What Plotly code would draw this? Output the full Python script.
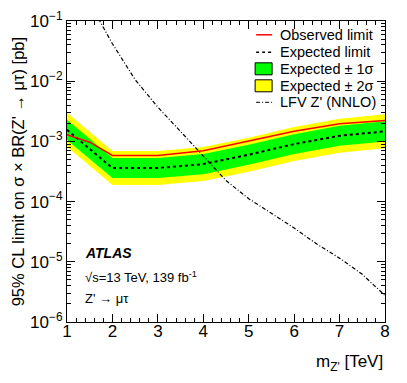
import plotly.graph_objects as go

# m_Z' [TeV]
mass = [1.0, 1.5, 2.0, 3.0, 4.0, 5.0, 6.0, 7.0, 8.0]

observed = [1.29e-3, 9.7e-4, 5.85e-4, 5.85e-4, 7.0e-4, 1.0e-3, 1.47e-3, 1.97e-3, 2.23e-3]
expected = [1.56e-3, 7.56e-4, 3.60e-4, 3.60e-4, 4.20e-4, 6.01e-4, 9.02e-4, 1.24e-3, 1.47e-3]
exp_1s_up = [2.29e-3, 1.11e-3, 5.28e-4, 5.28e-4, 6.16e-4, 8.81e-4, 1.32e-3, 1.82e-3, 2.16e-3]
exp_1s_dn = [1.06e-3, 5.16e-4, 2.46e-4, 2.46e-4, 2.86e-4, 4.10e-4, 6.15e-4, 8.46e-4, 1.00e-3]
exp_2s_up = [2.99e-3, 1.45e-3, 6.90e-4, 6.90e-4, 8.05e-4, 1.15e-3, 1.73e-3, 2.38e-3, 2.82e-3]
exp_2s_dn = [8.14e-4, 3.95e-4, 1.88e-4, 1.88e-4, 2.19e-4, 3.14e-4, 4.71e-4, 6.47e-4, 7.67e-4]

# LFV Z' (NNLO) theory cross section
theory_mass = [1.5, 2.0, 2.5, 3.0, 3.5, 4.0, 4.5, 5.0, 5.5, 6.0, 6.5, 7.0, 7.5, 8.0]
theory_xs = [2.0e-1, 4.19e-2, 1.06e-2, 3.7e-3, 1.46e-3, 5.6e-4, 2.24e-4, 1.12e-4,
             6.3e-5, 3.64e-5, 1.97e-5, 1.15e-5, 6.2e-6, 2.75e-6]

y_ticks = [1e-6, 1e-5, 1e-4, 1e-3, 1e-2, 1e-1]
y_ticktext = ["10<sup>−6</sup>", "10<sup>−5</sup>", "10<sup>−4</sup>",
              "10<sup>−3</sup>", "10<sup>−2</sup>", "10<sup>−1</sup>"]
y_minor = [m * 10.0 ** e for e in range(-6, -1) for m in range(2, 10)]

legend_labels = ["Observed limit", "Expected limit", "Expected ± 1σ",
                 "Expected ± 2σ", "LFV Z' (NNLO)"]

FONT = "Liberation Sans, Arial, sans-serif"
DASHDOT = "4px,2px,1px,2px"

# plot frame in page pixels (page has an 8px body margin)
X0, X1, Y0, Y1 = 66.7, 385.0, 20.7, 321.7


def px(x):
    return (x - X0) / (X1 - X0)


def py(y):
    return (Y1 - y) / (Y1 - Y0)


fig = go.Figure()

# bands: 2 sigma then 1 sigma
fig.add_trace(go.Scatter(x=mass, y=exp_2s_dn, mode="lines", line=dict(width=0),
                         showlegend=False, hoverinfo="skip"))
fig.add_trace(go.Scatter(x=mass, y=exp_2s_up, mode="lines", line=dict(width=0),
                         fill="tonexty", fillcolor="#ffff00", showlegend=False))
fig.add_trace(go.Scatter(x=mass, y=exp_1s_dn, mode="lines", line=dict(width=0),
                         showlegend=False, hoverinfo="skip"))
fig.add_trace(go.Scatter(x=mass, y=exp_1s_up, mode="lines", line=dict(width=0),
                         fill="tonexty", fillcolor="#00ff00", showlegend=False))

fig.add_trace(go.Scatter(x=mass, y=expected, mode="lines", name=legend_labels[1],
                         line=dict(color="black", width=2, dash="dot"), showlegend=False))
fig.add_trace(go.Scatter(x=mass, y=observed, mode="lines", name=legend_labels[0],
                         line=dict(color="#ff0000", width=1.5), showlegend=False))
fig.add_trace(go.Scatter(x=theory_mass, y=theory_xs, mode="lines", name=legend_labels[4],
                         line=dict(color="black", width=1.2, dash=DASHDOT),
                         showlegend=False))

fig.update_layout(
    width=399,
    height=375,
    margin=dict(l=59, r=22, t=13, b=61),
    plot_bgcolor="white",
    paper_bgcolor="white",
    font=dict(family=FONT, size=13, color="black"),
    showlegend=False,
)

fig.update_xaxes(
    range=[1, 8], automargin=False,
    showline=True, linecolor="black", linewidth=1, mirror="ticks",
    ticks="inside", ticklen=8, tickcolor="black", dtick=1, tick0=1,
    minor=dict(ticks="inside", ticklen=4, dtick=0.2, tick0=1, tickcolor="black"),
    showgrid=False, zeroline=False,
    tickfont=dict(size=17), ticklabelstandoff=-6,
)
fig.update_yaxes(
    type="log", range=[-6, -1], automargin=False,
    showline=True, linecolor="black", linewidth=1, mirror="ticks",
    ticks="inside", ticklen=8, tickcolor="black",
    tickmode="array", tickvals=y_ticks, ticktext=y_ticktext,
    minor=dict(ticks="inside", ticklen=4, tickmode="array", tickvals=y_minor,
               tickcolor="black"),
    showgrid=False, zeroline=False,
    tickfont=dict(size=17),
)

# hand-built legend (tighter row spacing than plotly's own legend)
rows = [34.5, 52.0, 68.5, 85.5, 102.0]
line_styles = [dict(color="#ff0000", width=1.5), dict(color="black", width=1.5, dash="dot"),
               None, None, dict(color="black", width=1, dash=DASHDOT)]
box_fills = [None, None, "#00ff00", "#ffff00", None]
for label, ry, ls, bf in zip(legend_labels, rows, line_styles, box_fills):
    if ls is not None:
        fig.add_shape(type="line", xref="paper", yref="paper",
                      x0=px(256), x1=px(272), y0=py(ry), y1=py(ry), line=ls)
    else:
        fig.add_shape(type="rect", xref="paper", yref="paper",
                      x0=px(255), x1=px(272), y0=py(ry - 6), y1=py(ry + 6),
                      fillcolor=bf, line=dict(color="black", width=1))
    fig.add_annotation(x=px(277.5), y=py(ry), xref="paper", yref="paper",
                       xanchor="left", yanchor="middle", showarrow=False,
                       text=label, font=dict(size=14.5))

# axis titles
fig.add_annotation(x=1.0, y=-0.137, xref="paper", yref="paper", xanchor="right",
                   yanchor="middle", showarrow=False,
                   text="m<sub>Z'</sub> [TeV]", font=dict(size=17))
fig.add_annotation(x=px(17.5), y=0.5, xref="paper", yref="paper", xanchor="center",
                   yanchor="middle", showarrow=False, textangle=-90,
                   text="95% CL limit on σ × BR(Z' → μτ) [pb]", font=dict(size=16.5))

fig.add_annotation(x=0.05, y=0.228, xref="paper", yref="paper", xanchor="left",
                   yanchor="middle", showarrow=False, text="<b><i>ATLAS</i></b>",
                   font=dict(size=14))
fig.add_annotation(x=0.05, y=0.15, xref="paper", yref="paper", xanchor="left",
                   yanchor="middle", showarrow=False,
                   text="√s=13 TeV, 139 fb<sup>-1</sup>", font=dict(size=13))
fig.add_annotation(x=0.05, y=0.078, xref="paper", yref="paper", xanchor="left",
                   yanchor="middle", showarrow=False, text="Z' → μτ",
                   font=dict(size=13))

fig.write_html("out.html")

===

◆ WORK INSTRUCTIONS ◆
Reproduce the material in full, word for word, and omit the pictures.

◆ EXERCISE ANSWER ◆
What Plotly code would draw this? Output the full Python script.
import plotly.graph_objects as go

# m_Z' [TeV]
mass = [1.0, 1.5, 2.0, 3.0, 4.0, 5.0, 6.0, 7.0, 8.0]

observed = [1.29e-3, 9.7e-4, 5.85e-4, 5.85e-4, 7.0e-4, 1.0e-3, 1.47e-3, 1.97e-3, 2.23e-3]
expected = [1.56e-3, 7.56e-4, 3.60e-4, 3.60e-4, 4.20e-4, 6.01e-4, 9.02e-4, 1.24e-3, 1.47e-3]
exp_1s_up = [2.29e-3, 1.11e-3, 5.28e-4, 5.28e-4, 6.16e-4, 8.81e-4, 1.32e-3, 1.82e-3, 2.16e-3]
exp_1s_dn = [1.06e-3, 5.16e-4, 2.46e-4, 2.46e-4, 2.86e-4, 4.10e-4, 6.15e-4, 8.46e-4, 1.00e-3]
exp_2s_up = [2.99e-3, 1.45e-3, 6.90e-4, 6.90e-4, 8.05e-4, 1.15e-3, 1.73e-3, 2.38e-3, 2.82e-3]
exp_2s_dn = [8.14e-4, 3.95e-4, 1.88e-4, 1.88e-4, 2.19e-4, 3.14e-4, 4.71e-4, 6.47e-4, 7.67e-4]

# LFV Z' (NNLO) theory cross section
theory_mass = [1.5, 2.0, 2.5, 3.0, 3.5, 4.0, 4.5, 5.0, 5.5, 6.0, 6.5, 7.0, 7.5, 8.0]
theory_xs = [2.0e-1, 4.19e-2, 1.06e-2, 3.7e-3, 1.46e-3, 5.6e-4, 2.24e-4, 1.12e-4,
             6.3e-5, 3.64e-5, 1.97e-5, 1.15e-5, 6.2e-6, 2.75e-6]

y_ticks = [1e-6, 1e-5, 1e-4, 1e-3, 1e-2, 1e-1]
y_ticktext = ["10<sup>−6</sup>", "10<sup>−5</sup>", "10<sup>−4</sup>",
              "10<sup>−3</sup>", "10<sup>−2</sup>", "10<sup>−1</sup>"]
y_minor = [m * 10.0 ** e for e in range(-6, -1) for m in range(2, 10)]

legend_labels = ["Observed limit", "Expected limit", "Expected ± 1σ",
                 "Expected ± 2σ", "LFV Z' (NNLO)"]

FONT = "Liberation Sans, Arial, sans-serif"
DASHDOT = "4px,2px,1px,2px"

# plot frame in page pixels (page has an 8px body margin)
X0, X1, Y0, Y1 = 66.7, 385.0, 20.7, 321.7


def px(x):
    return (x - X0) / (X1 - X0)


def py(y):
    return (Y1 - y) / (Y1 - Y0)


fig = go.Figure()

# bands: 2 sigma then 1 sigma
fig.add_trace(go.Scatter(x=mass, y=exp_2s_dn, mode="lines", line=dict(width=0),
                         showlegend=False, hoverinfo="skip"))
fig.add_trace(go.Scatter(x=mass, y=exp_2s_up, mode="lines", line=dict(width=0),
                         fill="tonexty", fillcolor="#ffff00", showlegend=False))
fig.add_trace(go.Scatter(x=mass, y=exp_1s_dn, mode="lines", line=dict(width=0),
                         showlegend=False, hoverinfo="skip"))
fig.add_trace(go.Scatter(x=mass, y=exp_1s_up, mode="lines", line=dict(width=0),
                         fill="tonexty", fillcolor="#00ff00", showlegend=False))

fig.add_trace(go.Scatter(x=mass, y=expected, mode="lines", name=legend_labels[1],
                         line=dict(color="black", width=2, dash="dot"), showlegend=False))
fig.add_trace(go.Scatter(x=mass, y=observed, mode="lines", name=legend_labels[0],
                         line=dict(color="#ff0000", width=1.5), showlegend=False))
fig.add_trace(go.Scatter(x=theory_mass, y=theory_xs, mode="lines", name=legend_labels[4],
                         line=dict(color="black", width=1.2, dash=DASHDOT),
                         showlegend=False))

fig.update_layout(
    width=399,
    height=375,
    margin=dict(l=59, r=22, t=13, b=61),
    plot_bgcolor="white",
    paper_bgcolor="white",
    font=dict(family=FONT, size=13, color="black"),
    showlegend=False,
)

fig.update_xaxes(
    range=[1, 8], automargin=False,
    showline=True, linecolor="black", linewidth=1, mirror="ticks",
    ticks="inside", ticklen=8, tickcolor="black", dtick=1, tick0=1,
    minor=dict(ticks="inside", ticklen=4, dtick=0.2, tick0=1, tickcolor="black"),
    showgrid=False, zeroline=False,
    tickfont=dict(size=17), ticklabelstandoff=-6,
)
fig.update_yaxes(
    type="log", range=[-6, -1], automargin=False,
    showline=True, linecolor="black", linewidth=1, mirror="ticks",
    ticks="inside", ticklen=8, tickcolor="black",
    tickmode="array", tickvals=y_ticks, ticktext=y_ticktext,
    minor=dict(ticks="inside", ticklen=4, tickmode="array", tickvals=y_minor,
               tickcolor="black"),
    showgrid=False, zeroline=False,
    tickfont=dict(size=17),
)

# hand-built legend (tighter row spacing than plotly's own legend)
rows = [34.5, 52.0, 68.5, 85.5, 102.0]
line_styles = [dict(color="#ff0000", width=1.5), dict(color="black", width=1.5, dash="dot"),
               None, None, dict(color="black", width=1, dash=DASHDOT)]
box_fills = [None, None, "#00ff00", "#ffff00", None]
for label, ry, ls, bf in zip(legend_labels, rows, line_styles, box_fills):
    if ls is not None:
        fig.add_shape(type="line", xref="paper", yref="paper",
                      x0=px(256), x1=px(272), y0=py(ry), y1=py(ry), line=ls)
    else:
        fig.add_shape(type="rect", xref="paper", yref="paper",
                      x0=px(255), x1=px(272), y0=py(ry - 6), y1=py(ry + 6),
                      fillcolor=bf, line=dict(color="black", width=1))
    fig.add_annotation(x=px(277.5), y=py(ry), xref="paper", yref="paper",
                       xanchor="left", yanchor="middle", showarrow=False,
                       text=label, font=dict(size=14.5))

# axis titles
fig.add_annotation(x=1.0, y=-0.137, xref="paper", yref="paper", xanchor="right",
                   yanchor="middle", showarrow=False,
                   text="m<sub>Z'</sub> [TeV]", font=dict(size=17))
fig.add_annotation(x=px(17.5), y=0.5, xref="paper", yref="paper", xanchor="center",
                   yanchor="middle", showarrow=False, textangle=-90,
                   text="95% CL limit on σ × BR(Z' → μτ) [pb]", font=dict(size=16.5))

fig.add_annotation(x=0.05, y=0.228, xref="paper", yref="paper", xanchor="left",
                   yanchor="middle", showarrow=False, text="<b><i>ATLAS</i></b>",
                   font=dict(size=14))
fig.add_annotation(x=0.05, y=0.15, xref="paper", yref="paper", xanchor="left",
                   yanchor="middle", showarrow=False,
                   text="√s=13 TeV, 139 fb<sup>-1</sup>", font=dict(size=13))
fig.add_annotation(x=0.05, y=0.078, xref="paper", yref="paper", xanchor="left",
                   yanchor="middle", showarrow=False, text="Z' → μτ",
                   font=dict(size=13))

fig.write_html("out.html")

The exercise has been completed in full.